May 20, 2013
By Jacob Combs
Kevin Rudd, an Australian Labour party politician who led the country as prime minister from 2007 to 2010 announced his personal support for equal marriage rights today in a lengthly post published on his personal blog. The post, titled “Church and State are able to have different positions on same sex marriage,” represents a pronounced shift in Rudd’s policy position on marriage equality.
In 2009, Rudd’s Labour government rejected a proposal to allow same-sex couples to enter into civil unions, arguing that such a move would be tantamount to offering full marriage equality and inconsistent with the public’s view that marriage should be for opposite-sex couples only. Last September, Rudd voted against a marriage equality bill introduced by a member of his own party.
Debate on equal marriage rights for same-sex couples has raged in Australia since late 2011, when the Australian Labor Party (of which Rudd is a member) voted to amend its platform in support of marriage equality. Australia’s current Labour Prime Minister, Julia Gillard, is a personal opponent of equal marriage rights, and pushed after the platform change to allow marriage equality legislation to come up for a conscience vote, in which lawmakers could vote based on their personal beliefs rather than the party position. Last fall, a federal marriage bill failed in both the House of Representatives and the Senate, largely on the votes of Gillard’s supporters.

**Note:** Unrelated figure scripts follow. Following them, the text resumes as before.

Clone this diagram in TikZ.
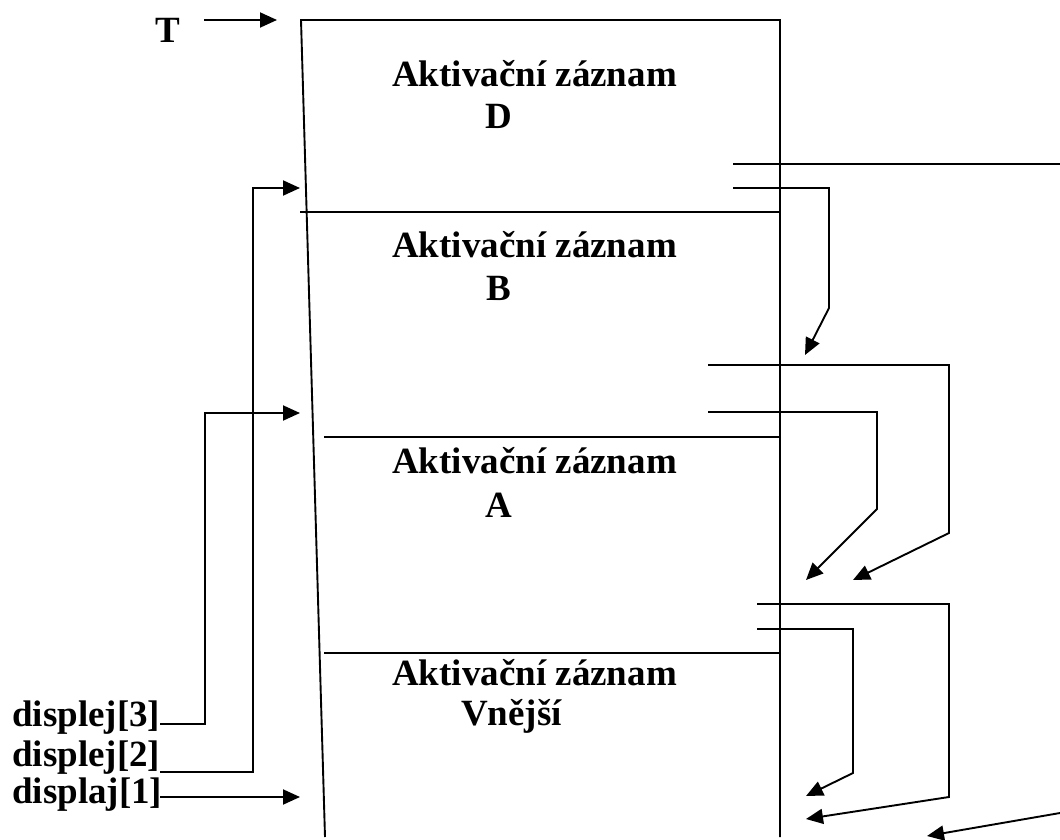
\documentclass[tikz,border=0pt]{standalone}
\usepackage{fontspec}
\setmainfont{Liberation Serif}
\usetikzlibrary{arrows.meta}
\begin{document}
\begin{tikzpicture}[x=1pt,y=-1pt,
  ln/.style={line width=1.9pt, line join=miter},
  arr/.style={ln, -{Triangle[length=17pt,width=15pt]}},
  lbl/.style={inner sep=0pt, anchor=base west, font=\fontsize{37}{44}\selectfont\bfseries}]
\useasboundingbox (0,0) rectangle (1060,840);
% frame
\coordinate (tl) at (301,20);
\coordinate (tr) at (780,20);
\coordinate (bl) at (325,837);
\coordinate (br) at (780,837);
\draw[ln] (bl) -- (tl) -- (tr) -- (br);
% separators
\coordinate (s1a) at (300,212); \coordinate (s1b) at (780,212);
\coordinate (s2a) at (324,437); \coordinate (s2b) at (780,437);
\coordinate (s3a) at (324,653); \coordinate (s3b) at (780,653);
\draw[ln] (s1a) -- (s1b);
\draw[ln] (s2a) -- (s2b);
\draw[ln] (s3a) -- (s3b);
% texts
\node[lbl] (d1) at (392,87) {Aktivační záznam};
\node[lbl] (d2) at (485,129) {D};
\node[lbl] (b1) at (392,257) {Aktivační záznam};
\node[lbl] (b2) at (486,300) {B};
\node[lbl] (a1) at (392,473) {Aktivační záznam};
\node[lbl] (a2) at (485,517) {A};
\node[lbl] (v1) at (392,685) {Aktivační záznam};
\node[lbl] (v2) at (461,725) {Vnější};
\node[lbl] (T) at (155,43) {T};
\node[lbl] (p3) at (12,726) {displej[3]};
\node[lbl] (p2) at (12,766) {displej[2]};
\node[lbl] (p1) at (12,803) {displaj[1]};
% T arrow
\coordinate (ta) at (204,20); \coordinate (tb) at (277,20);
\draw[arr] (ta) -- (tb);
% display pointers
\coordinate (p3s) at (160,724); \coordinate (p3t) at (300,413);
\draw[arr] (p3s) -- (205,724) -- (205,413) -- (p3t);
\coordinate (p2s) at (160,772); \coordinate (p2t) at (300,188);
\draw[arr] (p2s) -- (253,772) -- (253,188) -- (p2t);
\coordinate (p1s) at (160,797); \coordinate (p1t) at (300,797);
\draw[arr] (p1s) -- (p1t);
% right pointers
\coordinate (r0a) at (733,164); \coordinate (r0b) at (1060,164);
\draw[ln] (r0a) -- (r0b);
\coordinate (r1a) at (733,188); \coordinate (r1t) at (805,355);
\draw[arr] (r1a) -- (829,188) -- (829,308) -- (r1t);
\coordinate (r2a) at (708,365); \coordinate (r2t) at (853,580);
\draw[arr] (r2a) -- (949,365) -- (949,533) -- (r2t);
\coordinate (r3a) at (708,412); \coordinate (r3t) at (806,580);
\draw[arr] (r3a) -- (877,412) -- (877,509) -- (r3t);
\coordinate (r4a) at (757,604); \coordinate (r4t) at (806,819);
\draw[arr] (r4a) -- (949,604) -- (949,797) -- (r4t);
\coordinate (r5a) at (757,629); \coordinate (r5t) at (806,796);
\draw[arr] (r5a) -- (853,629) -- (853,773) -- (r5t);
\coordinate (r6a) at (1060,813); \coordinate (r6t) at (927,836);
\draw[arr] (r6a) -- (r6t);
\end{tikzpicture}
\end{document}
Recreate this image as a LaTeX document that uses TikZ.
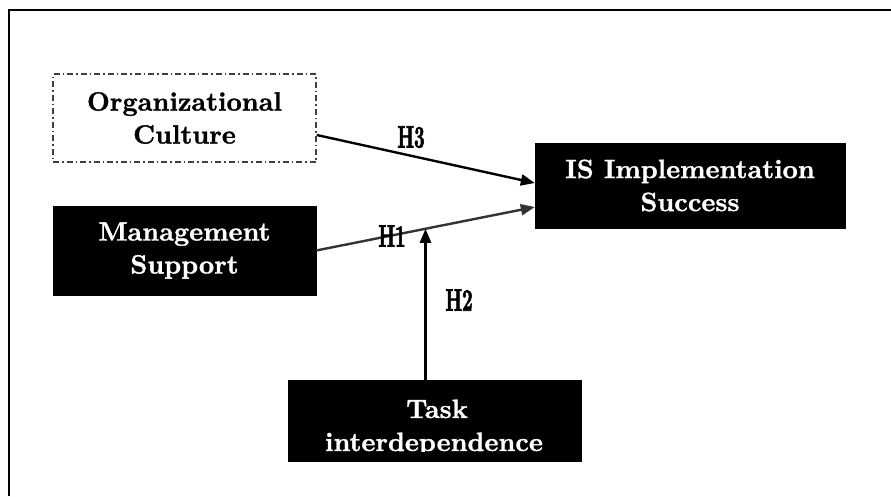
\documentclass[tikz,border=0pt]{standalone}
\usepackage{fontspec}
\newfontfamily\boxfont{lmroman10-bold.otf}[FakeBold=1.2]
\newfontfamily\hypfont{lmroman10-bold.otf}[FakeBold=2.5]
\usetikzlibrary{arrows.meta,calc}
\begin{document}
\begin{tikzpicture}[x=1pt,y=-1pt,
  boxtext/.style={font=\boxfont\fontsize{26.5}{33}\selectfont, align=center},
  darkbox/.style={rectangle, draw=black, fill=black, text=white, boxtext, inner sep=0pt},
  lightbox/.style={rectangle, draw=black!75, line width=1.5pt,
    dash pattern=on 6pt off 3pt on 1.5pt off 3pt, boxtext, inner sep=0pt},
  hyp/.style={font=\hypfont\fontsize{31}{31}\selectfont},
  link/.style={line width=2.4pt, -{Triangle[length=14pt,width=11pt]}}
]
  % canvas and frame
  \useasboundingbox (0,0) rectangle (891,496);
  \fill[white] (0,0) rectangle (891,496);
  \draw[line width=2.4pt] (9,496) -- (9,10) -- (891,10);

  % constructs
  \node[lightbox, minimum width=263pt, minimum height=88pt] (oc) at (184.5,118)
    {Organizational\\Culture};
  \node[darkbox, minimum width=263pt, minimum height=89pt] (ms) at (184.5,250.5)
    {Management\\Support};
  \node[darkbox, minimum width=310pt, minimum height=85pt] (is) at (690,185.5)
    {IS Implementation\\Success};
  \node[darkbox, minimum width=293pt, minimum height=81pt] (task) at (434.5,420.5) {};
  \node[boxtext, text=white, anchor=base, inner sep=0pt] (tasktop) at (437,418) {Task};
  \begin{scope}
    \clip (task.north west) rectangle (581,451);
    \node[boxtext, text=white, anchor=base, inner sep=0pt] (taskbot) at (434,451) {interdependence};
  \end{scope}

  % hypothesised paths
  \draw[link] ([yshift=-17pt]oc.east) -- ([yshift=2.5pt]is.west);
  \draw[link, draw=black!80] (ms.east) -- coordinate[pos=0.5] (h1mid) ([yshift=-21.5pt]is.west);
  \draw[link] (h1mid |- task.north) -- (h1mid);

  % path labels
  \node[hyp] (lh3) at (411,137) {\scalebox{0.6}[1]{H3}};
  \node[hyp] (lh1) at (392,236) {\scalebox{0.6}[1]{H1}};
  \node[hyp] (lh2) at (459,300) {\scalebox{0.6}[1]{H2}};
\end{tikzpicture}
\end{document}
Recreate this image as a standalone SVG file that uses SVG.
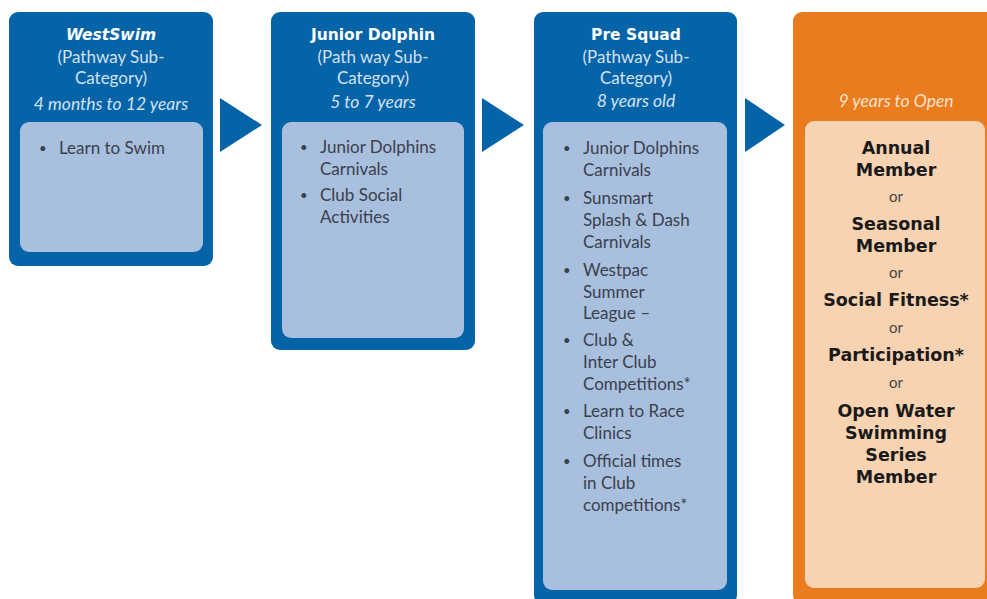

In his blog post, Rudd made clear that he does not plan to take any leadership position on marriage equality going forward. “My core interest,” he wrote, “is to be clear-cut about the change in my position locally on this highly controversial issue before the next election, so that my constituents are fully aware of my position when they next visit the ballot box. That, I believe, is the right thing to do.
Below is an excerpt from Rudd’s post, which can be read in full here:
“I have come to the conclusion that church and state can have different positions and practices on the question of same sex marriage. I believe the secular Australian state should be able to recognise same sex marriage. I also believe that this change should legally exempt religious institutions from any requirement to change their historic position and practice that marriage is exclusively between a man and a woman. For me, this change in position has come about as a result of a lot of reflection, over a long period of time, including conversations with good people grappling with deep questions of life, sexuality and faith.
“The Church must be free to perform marriages for Christian heterosexual couples without any threat of interference from the state. Just as the state should be free to perform marriage services for both heterosexual and same sex couples, and whether these couples are of a religious faith or no religious faith.
These issues properly remain matters of conscience for all members of the Parliament. Labor provides a conscience vote. The Liberals and the Nationals do not. They should. If they don’t, then we should consider a national referendum at an appropriate time, and which would also have the added advantage of bringing the Australian community along with us on an important social reform for the nation. And for the guys and girls, like the former staffer who came to see me recently in a state of genuine distress, we may just be able to provide a more dignified and non-discriminatory future for all.”